Friday, September 26, 2014

A teaching moment about drugs comes from stranger on a plane

Crystal meth rock
Carol Forsloff - She was a stranger on an airplane and for hours cheerfully spoke of her life filled with business and busy moments, all the while she held a sadness, that spilled out suddenly in tears for her daughter. 

Sometimes we sit for hours, listening to the dull or the mundane from a seat partner when we travel.  Or we put on earphones to drown out the voices we don't want to hear as we muse over our own issues.  In this case, however, something was learned from this stranger on a plane that is worth sharing.

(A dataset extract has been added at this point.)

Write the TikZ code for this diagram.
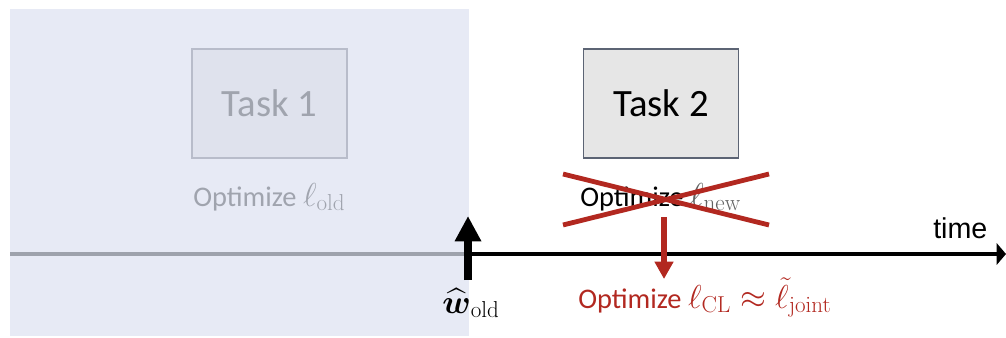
\documentclass[tikz,border=0pt]{standalone}
\usepackage{amsmath}
\usepackage[no-math]{fontspec}
\setmainfont{Carlito}
\newfontfamily\arialfont{Liberation Sans}
\usetikzlibrary{arrows.meta}

\definecolor{pastbg}{RGB}{231,234,245}
\definecolor{oldfill}{RGB}{223,226,237}
\definecolor{olddraw}{RGB}{184,188,202}
\definecolor{oldtext}{RGB}{160,164,174}
\definecolor{oldline}{RGB}{158,162,172}
\definecolor{newfill}{RGB}{230,230,230}
\definecolor{newdraw}{RGB}{92,100,116}
\definecolor{crossred}{RGB}{178,40,32}

% math set a little larger than the surrounding text
\newcommand{\bigmath}[1]{{\fontsize{24.5}{27}\selectfont$#1$}}

\tikzset{
  taskbox/.style={draw, line width=1.2pt, minimum width=116.25pt, minimum height=81.75pt,
    inner sep=0pt, font=\fontsize{29}{33}\selectfont},
  oldtask/.style={taskbox, fill=oldfill, draw=olddraw, text=oldtext},
  newtask/.style={taskbox, fill=newfill, draw=newdraw, text=black},
  caption/.style={anchor=base west, inner sep=0pt, font=\fontsize{21.3}{24}\selectfont},
  axisline/.style={line width=3pt},
  crossline/.style={crossred, line width=3.6pt},
}

\begin{document}
\begin{tikzpicture}[x=0.75pt, y=-0.75pt]
  \useasboundingbox (0,0) rectangle (1006,337);

  % region of the earlier task
  \fill[pastbg] (10,9) rectangle (469,336);

  % task boxes
  \node[oldtask] (task1) at (269.5,103.5) {Task 1};
  \node[newtask] (task2) at (661,103.5) {Task 2};

  % objectives
  \node[caption, text=oldtext] (optold) at (193,206)
    {Optimize \bigmath{\ell_{\mathrm{old}}}};
  \node[caption, text=black] (optnew) at (580,206)
    {Optimize \textcolor{black!62}{\bigmath{\ell_{\mathrm{new}}}}};

  % time axis
  \coordinate (tstart) at (10,254);
  \coordinate (tsplit) at (469,254);
  \coordinate (tend) at (1006,254);
  \draw[axisline, oldline] (tstart) -- (tsplit);
  \draw[axisline, black, -{Triangle[width=16pt, length=7pt]}] (tsplit) -- (tend);
  \node[anchor=base west, inner sep=0pt, font=\arialfont\fontsize{21.5}{24}\selectfont]
    (timelbl) at (933,238) {time};

  % parameters handed over from the earlier task
  \coordinate (wbot) at (468,280);
  \coordinate (wtop) at (468,216);
  \draw[line width=6pt, black, -{Triangle[width=18.75pt, length=19pt]}] (wbot) -- (wtop);
  \node[anchor=base west, inner sep=0pt, font=\fontsize{23.5}{26}\selectfont]
    (wold) at (442,313) {$\widehat{\boldsymbol{w}}_{\mathrm{old}}$};

  % crossed-out objective
  \coordinate (c1) at (563,174);
  \coordinate (c2) at (769,225);
  \coordinate (c3) at (563,225);
  \coordinate (c4) at (769,174);
  \draw[crossline] (c1) -- (c2);
  \draw[crossline] (c3) -- (c4);

  % replacement objective
  \coordinate (rtop) at (664,217);
  \coordinate (rbot) at (664,279);
  \draw[crossred, line width=4.5pt, -{Triangle[width=13.5pt, length=13pt]}] (rtop) -- (rbot);
  \node[caption, text=crossred] (optcl) at (578,308)
    {Optimize \bigmath{\ell_{\mathrm{CL}} \approx \tilde{\ell}_{\mathrm{joint}}}};
\end{tikzpicture}
\end{document}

This stranger reached out for a moment, for someone to listen, to hold for a moment, as many will do in an instant when misery has become so overpowering it can't be held in anymore.  Her pain reflects that of many mothers when their young adult children are smothered with drugs and can't seem to get free.  What to do? she wondered aloud in whispers that remind us of the real terrors in our midst.  Those terrors are drugs everywhere.  Her daughter is addicted to meth.

Drugs are so commonplace that virtually every family in America is touched with the problem.  Yet it's hard to share the pain with friends and family because what isn't shared is that commonplace nature of drugs that should allow people to speak freely of their pain rather than hold it in silence.


And it can be embarrassing, or at best disconcerting, when one faces the problem of a drug addict in the family when all the neighbors and friends eventually find out.  But talking with a stranger allows one to vent, to share, to feel safe as well in sharing some of the pain that comes when close family members have an addiction that creates misery for others.

In its crystalline form, the drug is called crystal meth, ice, Tina, or glass.  Methamphetamine is highly addictive, no matter what it is called.  It is a stimulant with a long-lasting effect that brings a state of euphoria and makes the user crave it again and again.

The drug, some young people have reported, is relatively easy to obtain, despite the fact it is a Schedule II drug that requires a prescription for its authentic uses for weight loss and treatment of eating disorders.  For others, it is used for a high.  The National Institute for Drug Abuse reports a range of 1 to 2% of adolescents and young adults are users.

Because crystal meth is so seriously addictive, it is difficult to treat someone who uses it regularly.  The best treatment approach, however, according to NIH,  is what is called the Matrix Model, "a behavioral treatment approach that combines behavioral therapy, family education, individual counseling, 12-step support, drug testing, and encouragement for nondrug-related activities."

The stranger on the plane felt helpless because she had been told by treatment personnel they could handle her daughter and end the addiction.  The mother and father,however, were not involved in the counseling and the young woman remains living with the fellow who got her initially addicted to the drugs. This all-to-common treatment method is often used by former abusers who have become rehabilitated and elect to take courses in drug counseling and become credentialed.   Too often these same individuals have not conquered the problems that produced their own addictive behaviors, so
it is not uncommon to isolate those in treatment from family members.


It is not the model discussed as most effective by NIH.


When drugs are pervasive in various forms and impact young people and devastate lives, no one is a stranger who has a child who has succumbed to an addictive drug like crystal meth.

A mother weeps as mothers do when they watch their children hurt again and again and cannot stop the pain.  And to hold a stranger, a mother who weeps for a child, is never solace enough but something that becomes a teaching moment for us all on the dangers and sadness of drugs.